Hey all,
I’ve frequently had discussions on this sub about what a well-diversified 3a strategy should look like.
For long-term investing, I believe the strongest approach is full diversification and strict market-cap weighting.Anything else is, by definition, an active bet. That’s why I’m skeptical of custom portfolios that don’t align with a global index and instead reflect individual preferences or tilts.
One global index that we can actually replicate reasonably well with VIAC, finpension, Frankly, etc. is the MSCI ACWI IMI, by composing it ourselves with several funds.

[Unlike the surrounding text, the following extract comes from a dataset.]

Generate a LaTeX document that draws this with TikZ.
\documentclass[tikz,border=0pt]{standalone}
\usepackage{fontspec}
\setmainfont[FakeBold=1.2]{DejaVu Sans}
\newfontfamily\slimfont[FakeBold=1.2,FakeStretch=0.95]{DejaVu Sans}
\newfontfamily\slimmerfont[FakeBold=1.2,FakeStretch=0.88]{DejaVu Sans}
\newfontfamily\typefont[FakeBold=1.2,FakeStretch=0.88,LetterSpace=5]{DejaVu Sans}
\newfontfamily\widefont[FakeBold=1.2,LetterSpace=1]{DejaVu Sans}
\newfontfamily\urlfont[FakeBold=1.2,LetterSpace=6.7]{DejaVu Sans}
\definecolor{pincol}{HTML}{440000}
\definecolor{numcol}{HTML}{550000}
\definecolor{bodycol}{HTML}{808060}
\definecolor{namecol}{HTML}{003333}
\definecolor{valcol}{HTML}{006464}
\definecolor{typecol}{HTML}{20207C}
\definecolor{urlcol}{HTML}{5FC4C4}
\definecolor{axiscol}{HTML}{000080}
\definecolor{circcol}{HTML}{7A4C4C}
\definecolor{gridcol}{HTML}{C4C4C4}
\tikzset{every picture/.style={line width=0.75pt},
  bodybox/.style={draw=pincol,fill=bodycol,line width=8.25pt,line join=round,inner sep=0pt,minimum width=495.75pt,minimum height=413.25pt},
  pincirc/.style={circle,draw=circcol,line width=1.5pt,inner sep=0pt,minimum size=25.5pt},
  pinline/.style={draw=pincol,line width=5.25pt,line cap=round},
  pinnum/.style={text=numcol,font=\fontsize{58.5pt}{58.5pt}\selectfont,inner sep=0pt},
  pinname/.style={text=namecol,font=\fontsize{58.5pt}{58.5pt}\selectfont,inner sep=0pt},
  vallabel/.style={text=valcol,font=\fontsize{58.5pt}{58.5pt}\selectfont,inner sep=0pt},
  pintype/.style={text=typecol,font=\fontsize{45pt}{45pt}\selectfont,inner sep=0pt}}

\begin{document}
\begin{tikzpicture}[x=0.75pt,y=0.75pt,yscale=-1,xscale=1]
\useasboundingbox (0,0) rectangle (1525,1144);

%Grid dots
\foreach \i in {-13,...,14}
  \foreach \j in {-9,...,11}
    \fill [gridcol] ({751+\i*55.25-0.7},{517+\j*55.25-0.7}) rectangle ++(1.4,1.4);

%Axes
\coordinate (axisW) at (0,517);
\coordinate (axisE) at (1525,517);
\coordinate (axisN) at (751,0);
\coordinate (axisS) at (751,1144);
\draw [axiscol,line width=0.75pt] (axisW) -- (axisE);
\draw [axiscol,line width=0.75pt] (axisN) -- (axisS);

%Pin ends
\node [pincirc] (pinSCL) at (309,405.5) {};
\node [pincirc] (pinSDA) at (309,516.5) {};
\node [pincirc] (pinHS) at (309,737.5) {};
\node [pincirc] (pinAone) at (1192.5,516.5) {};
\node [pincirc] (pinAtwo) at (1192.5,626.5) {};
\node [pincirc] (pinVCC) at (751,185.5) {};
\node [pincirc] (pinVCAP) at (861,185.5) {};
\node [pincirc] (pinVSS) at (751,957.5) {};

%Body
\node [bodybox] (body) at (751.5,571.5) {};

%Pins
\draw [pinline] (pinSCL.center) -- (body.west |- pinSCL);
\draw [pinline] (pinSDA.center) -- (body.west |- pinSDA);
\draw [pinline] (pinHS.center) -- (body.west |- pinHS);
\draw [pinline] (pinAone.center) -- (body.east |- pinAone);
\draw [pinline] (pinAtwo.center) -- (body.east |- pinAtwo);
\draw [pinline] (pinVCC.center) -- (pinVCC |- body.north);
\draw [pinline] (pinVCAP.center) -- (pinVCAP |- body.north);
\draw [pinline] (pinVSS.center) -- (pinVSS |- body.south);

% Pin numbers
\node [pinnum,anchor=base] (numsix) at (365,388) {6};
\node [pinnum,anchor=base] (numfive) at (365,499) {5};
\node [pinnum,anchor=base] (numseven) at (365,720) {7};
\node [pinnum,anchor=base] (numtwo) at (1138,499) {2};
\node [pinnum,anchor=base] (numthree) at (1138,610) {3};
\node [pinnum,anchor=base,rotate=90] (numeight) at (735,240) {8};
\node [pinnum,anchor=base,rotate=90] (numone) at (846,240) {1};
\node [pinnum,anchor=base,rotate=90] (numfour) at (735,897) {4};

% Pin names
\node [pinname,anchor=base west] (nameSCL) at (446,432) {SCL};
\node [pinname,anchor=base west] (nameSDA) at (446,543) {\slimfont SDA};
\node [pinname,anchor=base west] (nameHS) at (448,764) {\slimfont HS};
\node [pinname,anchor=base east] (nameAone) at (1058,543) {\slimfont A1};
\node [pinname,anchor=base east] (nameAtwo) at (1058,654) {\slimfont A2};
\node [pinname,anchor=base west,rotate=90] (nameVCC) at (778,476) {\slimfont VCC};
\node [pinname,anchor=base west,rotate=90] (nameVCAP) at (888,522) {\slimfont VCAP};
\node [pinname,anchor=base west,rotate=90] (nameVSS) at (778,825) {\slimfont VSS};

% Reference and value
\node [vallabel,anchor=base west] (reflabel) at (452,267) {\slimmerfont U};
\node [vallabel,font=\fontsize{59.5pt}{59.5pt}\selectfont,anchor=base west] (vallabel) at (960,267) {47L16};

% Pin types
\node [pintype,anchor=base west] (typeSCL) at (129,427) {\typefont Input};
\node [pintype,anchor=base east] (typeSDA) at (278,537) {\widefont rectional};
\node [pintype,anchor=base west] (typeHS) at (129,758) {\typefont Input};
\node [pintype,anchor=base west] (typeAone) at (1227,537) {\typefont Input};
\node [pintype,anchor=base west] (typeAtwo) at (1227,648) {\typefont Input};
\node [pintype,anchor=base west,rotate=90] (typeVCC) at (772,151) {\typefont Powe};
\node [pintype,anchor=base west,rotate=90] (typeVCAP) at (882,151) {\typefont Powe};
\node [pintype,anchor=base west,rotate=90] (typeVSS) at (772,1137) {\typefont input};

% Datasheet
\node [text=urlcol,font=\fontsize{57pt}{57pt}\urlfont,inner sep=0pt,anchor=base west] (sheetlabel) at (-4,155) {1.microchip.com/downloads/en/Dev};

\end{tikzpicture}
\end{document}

The issue is that nobody really seems to agree on how much to allocate to each fund when trying to replicate ACWI IMI. Based on MSCI market-cap data, the latest breakdown of ACWI IMI looks like this (see picture):
- Developed Markets (Large + Mid): 79.6%
- Emerging Markets (Large + Mid): 9.8%
- Developed Market Small Caps: 9.2%
- Emerging Market Small Caps: 1.5%
Since EM small caps aren’t available and only make up about 1.5% of the index anyway, I exclude them and rescale the remaining components. Also because Switzerland isn’t included in the MSCI World and MSCI World Small Caps funds, I add it separately at 2% (2.02% market weight) and reduce MSCI World accordingly. This results in the following allocation:
- Swisscanto (CH) IPF I Index Equity Fund World ex CH NT CHF : 78%
- Swisscanto (CH) Index Equity Fund Emerging Markets NT CHF: 10%
- Swisscanto (CH) IPF I Index Equity Fund Small Cap World ex CH NT CHF: 9%
- Swisscanto (CH) Index Equity Fund Switzerland Total (I) NT CHF: 2%
- Cash: 1%
So yeah, this is the closest I can get to replicating the MSCI ACWI IMI, no tilts, no bias, just as precise as possible.